Crazy Tennis Parent Syndrome

I didn’t do it. So you’re going to do it for me.

Said the crazy tennis parent to their child. 


Crazy Tennis Parent Syndrome is real and affects at least 1 in every 5 parents of above average tennis players. 

The illness, which has no known cure, tends to emerge most noticeably in parents when children reach the ages of around nine-to-ten years old. 


It manifests itself in consistent and belligerent verbal abuse whilst spectating the tennis matches of their young children. Arguing with prepubescent children over line calls is also quite common. 


In extreme cases, sufferers of Crazy Tennis Parent Syndrome make exorbitant investments in the careers of their below-average juvenile children, into overpaid private coaches and international tennis camps. 


“My son will grow up to be the next Andre Agassi” said Craig Dawson, a fifty-three year old from Sydney’s North Shore who claims to have ranked in the ATP men’s top 500 back in the day. 


His son, ‘Andre-Agassi Dawson’ is seven years old, and hates tennis. Andre is recovering from major back surgery due to a crippling case of scoliosis, which is suspected to be a factor in his distaste for the socially isolating and poorly remunerating sport. 


“He doesn’t know what’s best for him” said Dawson, chest puffed out in defiance, “I do”. 


People like Craig are incredibly at-risk of Crazy Tennis Parent Syndrome when they are has-been’s or underperformed in their own failed tennis careers. 


Another cluster of cases is linked solely to financial incentives – with low-earning parents who hope to prosper financially off their children’s future success – much alike a horse breeder. 


“Little Andre’s going to be a real money-churner” Dawson says, at a break in one of his son’s games after reducing one of his son’s seven-year-old opponents to tears from behind the fence “and will be a big help paying off the mortgage”. 


The Cure

Whilst there is no known cure, doctors are encouraging sufferers of CTP Syndrome to do what is called “Mirror Therapy”. 


“Parents are encouraged to find a suitable body-length mirror and take a long, hard look at themselves” said Dr.

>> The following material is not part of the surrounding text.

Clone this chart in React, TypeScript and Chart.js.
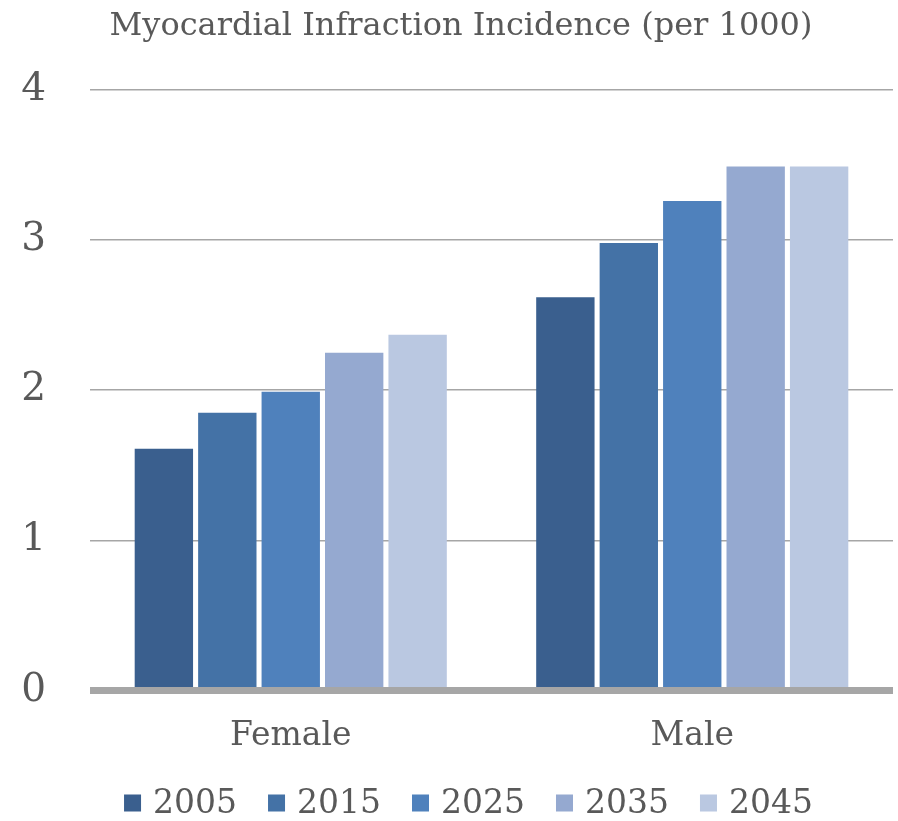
import React, { useEffect, useRef } from "react";
import { Chart, registerables } from "chart.js";

Chart.register(...registerables);

const categories = ["Female", "Male"];
const seriesLabels = ["2005", "2015", "2025", "2035", "2045"];
const values2005 = [1.61, 2.62];
const values2015 = [1.85, 2.98];
const values2025 = [1.99, 3.26];
const values2035 = [2.25, 3.49];
const values2045 = [2.37, 3.49];
const seriesColors = ["#3A5F8E", "#4472A6", "#4F81BC", "#95A9D0", "#BAC8E1"];
const yTicks = [0, 1, 2, 3, 4];
const titleText = "Myocardial Infraction Incidence (per 1000)";

const FONT = "'DejaVu Serif', Georgia, serif";
const TEXT = "#595959";

const decorPlugin = {
  id: "decor",
  afterDraw(chart: any) {
    const ctx = chart.ctx;
    ctx.save();
    // title
    ctx.font = `32px ${FONT}`;
    ctx.fillStyle = TEXT;
    ctx.textAlign = "center";
    ctx.textBaseline = "middle";
    ctx.fillText(titleText, 461, 27);
    // legend
    const box = 17;
    const gap = 12;
    const spacing = 31;
    ctx.font = `33px ${FONT}`;
    const items = chart.data.datasets.map((d: any) => ({
      label: d.label,
      color: d.backgroundColor,
      w: ctx.measureText(d.label).width,
    }));
    const total =
      items.reduce((s: number, it: any) => s + box + gap + it.w, 0) + spacing * (items.length - 1);
    let x = 468.5 - total / 2;
    const y = 803;
    ctx.textAlign = "left";
    for (const it of items) {
      ctx.fillStyle = it.color;
      ctx.fillRect(x, y - box / 2, box, box);
      x += box + gap;
      ctx.fillStyle = TEXT;
      ctx.fillText(it.label, x, y + 1);
      x += it.w + spacing;
    }
    ctx.restore();
  },
};

export default function App() {
  const ref = useRef<HTMLCanvasElement | null>(null);
  useEffect(() => {
    if (!ref.current) return;
    const allValues = [values2005, values2015, values2025, values2035, values2045];
    const chart = new Chart(ref.current, {
      type: "bar",
      data: {
        labels: categories,
        datasets: seriesLabels.map((l, i) => ({
          label: l,
          data: allValues[i],
          backgroundColor: seriesColors[i],
          borderWidth: 0,
          categoryPercentage: 0.79,
          barPercentage: 0.92,
        })),
      },
      plugins: [decorPlugin],
      options: {
        animation: false,
        responsive: false,
        maintainAspectRatio: false,
        layout: { padding: { left: 0, right: 5, top: 90, bottom: 39 } },
        plugins: {
          title: { display: false },
          legend: { display: false },
          tooltip: { enabled: false },
        },
        scales: {
          x: {
            grid: { display: false, drawTicks: false },
            border: { display: false },
            ticks: { color: TEXT, font: { family: FONT, size: 33 }, padding: 26 },
          },
          y: {
            min: 0,
            max: 4,
            afterFit: (s: any) => {
              s.width = 90;
            },
            afterBuildTicks: (s: any) => {
              s.ticks = yTicks.map((v) => ({ value: v }));
            },
            grid: {
              drawTicks: false,
              color: "#A6A6A6",
              lineWidth: (c: any) => (c.tick && c.tick.value === 0 ? 7 : 1.5),
            },
            border: { display: false },
            ticks: {
              color: TEXT,
              font: { family: FONT, size: 39 },
              padding: 44,
            },
          },
        },
      },
    });
    return () => chart.destroy();
  }, []);
  return (
    <div style={{ position: "fixed", left: 0, top: 0, width: 898, height: 821, background: "#fff" }}>
      <canvas ref={ref} width={898} height={821} style={{ width: 898, height: 821 }} />
    </div>
  );
}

Wehbe, Head Researcher from the Hound Dogs’ Institute of Curious Social Diseases. 


“Whilst this is not a panacea, this has been found to reduce symptoms by up to 50%”


“This is important as CTP Syndrome is hereditary”. 


The Hound Dogs Institute of Curious Social Diseases encourages sufferers of Crazy Tennis Parent Syndrome to quote ‘get their own life’, ‘stop living in the past’ and ‘let their children develop into their own person’.